## Begin
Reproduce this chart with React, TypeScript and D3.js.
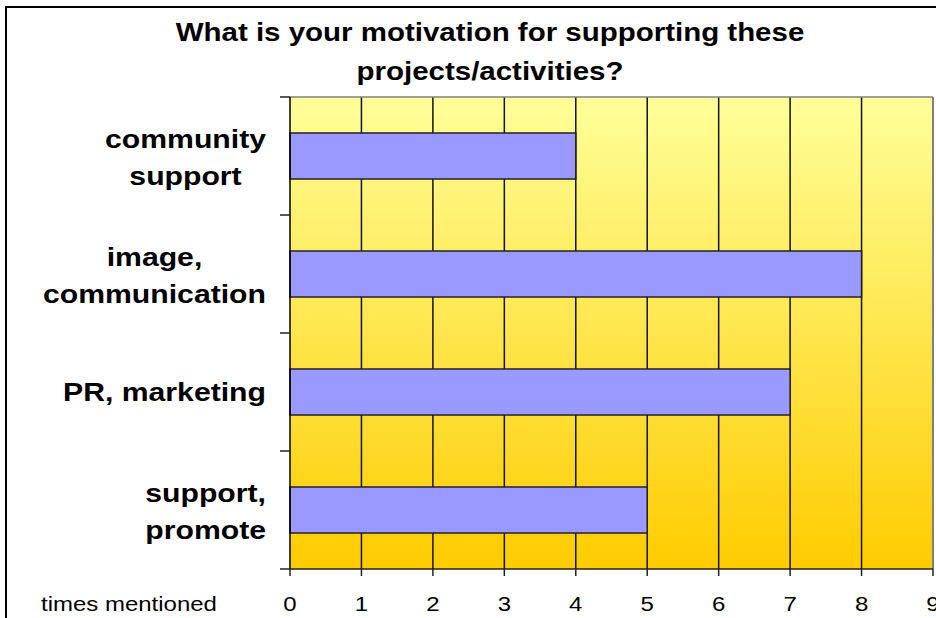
import React, { useEffect, useRef } from "react";
import * as d3 from "d3";

const titleLines = ["What is your motivation for supporting these", "projects/activities?"];
const categories = ["community support", "image, communication", "PR, marketing", "support, promote"];
const categoryLines = [["community", "support"], ["image,", "communication"], ["PR, marketing"], ["support,", "promote"]];
const values = [4, 8, 7, 5];
const xTicks = [0, 1, 2, 3, 4, 5, 6, 7, 8, 9];
const xAxisTitle = "times mentioned";

const W = 936;
const H = 618;
const SX = 1.17;

export default function App() {
  const ref = useRef<SVGSVGElement | null>(null);

  useEffect(() => {
    const svg = d3.select(ref.current);
    svg.selectAll("*").remove();

    const left = 290, right = 933, top = 97, bottom = 569;
    const x = d3.scaleLinear().domain([0, 9]).range([left, right]);
    const y = d3.scaleBand<string>().domain(categories).range([top, bottom]).padding(0);

    const defs = svg.append("defs");
    const grad = defs.append("linearGradient").attr("id", "bg").attr("x1", 0).attr("y1", 0).attr("x2", 0).attr("y2", 1);
    grad.append("stop").attr("offset", "0%").attr("stop-color", "#FFFF99");
    grad.append("stop").attr("offset", "100%").attr("stop-color", "#FFCC00");

    svg.append("rect").attr("x", 0).attr("y", 0).attr("width", W).attr("height", H).attr("fill", "#ffffff");
    svg.append("rect").attr("x", 6).attr("y", 7).attr("width", W + 20).attr("height", H + 20)
      .attr("fill", "none").attr("stroke", "#000").attr("stroke-width", 2);

    // plot background
    svg.append("rect").attr("x", left).attr("y", top).attr("width", right - left).attr("height", bottom - top)
      .attr("fill", "url(#bg)");

    // gridlines
    svg.append("g").selectAll("line").data(xTicks.slice(1, -1)).join("line")
      .attr("x1", d => x(d)).attr("x2", d => x(d)).attr("y1", top).attr("y2", bottom)
      .attr("stroke", "#111").attr("stroke-width", 1.5);

    // border top/right
    svg.append("line").attr("x1", left).attr("x2", right).attr("y1", top).attr("y2", top).attr("stroke", "#808080").attr("stroke-width", 1.5);
    svg.append("line").attr("x1", right).attr("x2", right).attr("y1", top).attr("y2", bottom).attr("stroke", "#808080").attr("stroke-width", 2);

    // bars
    const barH = y.bandwidth() * 0.39;
    svg.append("g").selectAll("rect").data(values).join("rect")
      .attr("x", x(0))
      .attr("y", (d, i) => (y(categories[i]) as number) + y.bandwidth() / 2 - barH / 2)
      .attr("width", d => x(d) - x(0))
      .attr("height", barH)
      .attr("fill", "#9999FF").attr("stroke", "#222").attr("stroke-width", 1.5);

    // axes
    svg.append("line").attr("x1", left).attr("x2", left).attr("y1", top).attr("y2", bottom).attr("stroke", "#000").attr("stroke-width", 1.5);
    svg.append("line").attr("x1", left).attr("x2", right).attr("y1", bottom).attr("y2", bottom).attr("stroke", "#222").attr("stroke-width", 1.5);
    const yTickPos = [top, ...categories.map(c => (y(c) as number) + y.bandwidth())];
    svg.append("g").selectAll("line").data(yTickPos).join("line")
      .attr("x1", left - 10).attr("x2", left).attr("y1", d => d).attr("y2", d => d)
      .attr("stroke", "#222").attr("stroke-width", 1.5);
    svg.append("g").selectAll("line").data(xTicks).join("line")
      .attr("x1", d => x(d)).attr("x2", d => x(d)).attr("y1", bottom).attr("y2", bottom + 7)
      .attr("stroke", "#222").attr("stroke-width", 1.5);

    const font = "Liberation Sans, Arial, sans-serif";

    // tick labels
    svg.append("g").selectAll("text").data(xTicks).join("text")
      .attr("transform", d => `translate(${x(d)},611) scale(${SX},1)`)
      .attr("text-anchor", "middle").attr("font-family", font).attr("font-size", 20.5).attr("fill", "#000")
      .text(d => String(d));

    svg.append("text").attr("transform", `translate(129,611) scale(${SX},1)`)
      .attr("text-anchor", "middle").attr("font-family", font).attr("font-size", 20.5).attr("fill", "#000")
      .text(xAxisTitle);

    // title
    titleLines.forEach((t, i) => {
      svg.append("text").attr("transform", `translate(490,${41 + i * 39}) scale(${SX},1)`)
        .attr("text-anchor", "middle").attr("font-family", font).attr("font-size", 25.2).attr("font-weight", "bold")
        .attr("fill", "#000").text(t);
    });

    // category labels
    const labelRight = 266;
    categoryLines.forEach((lines, i) => {
      const c = (y(categories[i]) as number) + y.bandwidth() / 2;
      const g = svg.append("g");
      const texts = lines.map(l => g.append("text").attr("font-family", font).attr("font-size", 25.8)
        .attr("font-weight", "bold").attr("text-anchor", "middle").attr("fill", "#000").text(l));
      const widths = texts.map(t => (t.node() as SVGTextElement).getComputedTextLength() * SX);
      const maxW = Math.max(...widths);
      const cx = labelRight - maxW / 2;
      const lh = 37;
      const base0 = lines.length === 1 ? c + 9 : c - 8;
      texts.forEach((t, j) => t.attr("transform", `translate(${cx},${base0 + j * lh}) scale(${SX},1)`));
    });
  }, []);

  return (
    <svg ref={ref} width={W} height={H} style={{ position: "absolute", left: 0, top: 0, display: "block" }} />
  );
}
## End
Return the whole listing, word for word, and leave out every picture.

Reproduce this chart with React, TypeScript and D3.js.
import React, { useEffect, useRef } from "react";
import * as d3 from "d3";

const titleLines = ["What is your motivation for supporting these", "projects/activities?"];
const categories = ["community support", "image, communication", "PR, marketing", "support, promote"];
const categoryLines = [["community", "support"], ["image,", "communication"], ["PR, marketing"], ["support,", "promote"]];
const values = [4, 8, 7, 5];
const xTicks = [0, 1, 2, 3, 4, 5, 6, 7, 8, 9];
const xAxisTitle = "times mentioned";

const W = 936;
const H = 618;
const SX = 1.17;

export default function App() {
  const ref = useRef<SVGSVGElement | null>(null);

  useEffect(() => {
    const svg = d3.select(ref.current);
    svg.selectAll("*").remove();

    const left = 290, right = 933, top = 97, bottom = 569;
    const x = d3.scaleLinear().domain([0, 9]).range([left, right]);
    const y = d3.scaleBand<string>().domain(categories).range([top, bottom]).padding(0);

    const defs = svg.append("defs");
    const grad = defs.append("linearGradient").attr("id", "bg").attr("x1", 0).attr("y1", 0).attr("x2", 0).attr("y2", 1);
    grad.append("stop").attr("offset", "0%").attr("stop-color", "#FFFF99");
    grad.append("stop").attr("offset", "100%").attr("stop-color", "#FFCC00");

    svg.append("rect").attr("x", 0).attr("y", 0).attr("width", W).attr("height", H).attr("fill", "#ffffff");
    svg.append("rect").attr("x", 6).attr("y", 7).attr("width", W + 20).attr("height", H + 20)
      .attr("fill", "none").attr("stroke", "#000").attr("stroke-width", 2);

    // plot background
    svg.append("rect").attr("x", left).attr("y", top).attr("width", right - left).attr("height", bottom - top)
      .attr("fill", "url(#bg)");

    // gridlines
    svg.append("g").selectAll("line").data(xTicks.slice(1, -1)).join("line")
      .attr("x1", d => x(d)).attr("x2", d => x(d)).attr("y1", top).attr("y2", bottom)
      .attr("stroke", "#111").attr("stroke-width", 1.5);

    // border top/right
    svg.append("line").attr("x1", left).attr("x2", right).attr("y1", top).attr("y2", top).attr("stroke", "#808080").attr("stroke-width", 1.5);
    svg.append("line").attr("x1", right).attr("x2", right).attr("y1", top).attr("y2", bottom).attr("stroke", "#808080").attr("stroke-width", 2);

    // bars
    const barH = y.bandwidth() * 0.39;
    svg.append("g").selectAll("rect").data(values).join("rect")
      .attr("x", x(0))
      .attr("y", (d, i) => (y(categories[i]) as number) + y.bandwidth() / 2 - barH / 2)
      .attr("width", d => x(d) - x(0))
      .attr("height", barH)
      .attr("fill", "#9999FF").attr("stroke", "#222").attr("stroke-width", 1.5);

    // axes
    svg.append("line").attr("x1", left).attr("x2", left).attr("y1", top).attr("y2", bottom).attr("stroke", "#000").attr("stroke-width", 1.5);
    svg.append("line").attr("x1", left).attr("x2", right).attr("y1", bottom).attr("y2", bottom).attr("stroke", "#222").attr("stroke-width", 1.5);
    const yTickPos = [top, ...categories.map(c => (y(c) as number) + y.bandwidth())];
    svg.append("g").selectAll("line").data(yTickPos).join("line")
      .attr("x1", left - 10).attr("x2", left).attr("y1", d => d).attr("y2", d => d)
      .attr("stroke", "#222").attr("stroke-width", 1.5);
    svg.append("g").selectAll("line").data(xTicks).join("line")
      .attr("x1", d => x(d)).attr("x2", d => x(d)).attr("y1", bottom).attr("y2", bottom + 7)
      .attr("stroke", "#222").attr("stroke-width", 1.5);

    const font = "Liberation Sans, Arial, sans-serif";

    // tick labels
    svg.append("g").selectAll("text").data(xTicks).join("text")
      .attr("transform", d => `translate(${x(d)},611) scale(${SX},1)`)
      .attr("text-anchor", "middle").attr("font-family", font).attr("font-size", 20.5).attr("fill", "#000")
      .text(d => String(d));

    svg.append("text").attr("transform", `translate(129,611) scale(${SX},1)`)
      .attr("text-anchor", "middle").attr("font-family", font).attr("font-size", 20.5).attr("fill", "#000")
      .text(xAxisTitle);

    // title
    titleLines.forEach((t, i) => {
      svg.append("text").attr("transform", `translate(490,${41 + i * 39}) scale(${SX},1)`)
        .attr("text-anchor", "middle").attr("font-family", font).attr("font-size", 25.2).attr("font-weight", "bold")
        .attr("fill", "#000").text(t);
    });

    // category labels
    const labelRight = 266;
    categoryLines.forEach((lines, i) => {
      const c = (y(categories[i]) as number) + y.bandwidth() / 2;
      const g = svg.append("g");
      const texts = lines.map(l => g.append("text").attr("font-family", font).attr("font-size", 25.8)
        .attr("font-weight", "bold").attr("text-anchor", "middle").attr("fill", "#000").text(l));
      const widths = texts.map(t => (t.node() as SVGTextElement).getComputedTextLength() * SX);
      const maxW = Math.max(...widths);
      const cx = labelRight - maxW / 2;
      const lh = 37;
      const base0 = lines.length === 1 ? c + 9 : c - 8;
      texts.forEach((t, j) => t.attr("transform", `translate(${cx},${base0 + j * lh}) scale(${SX},1)`));
    });
  }, []);

  return (
    <svg ref={ref} width={W} height={H} style={{ position: "absolute", left: 0, top: 0, display: "block" }} />
  );
}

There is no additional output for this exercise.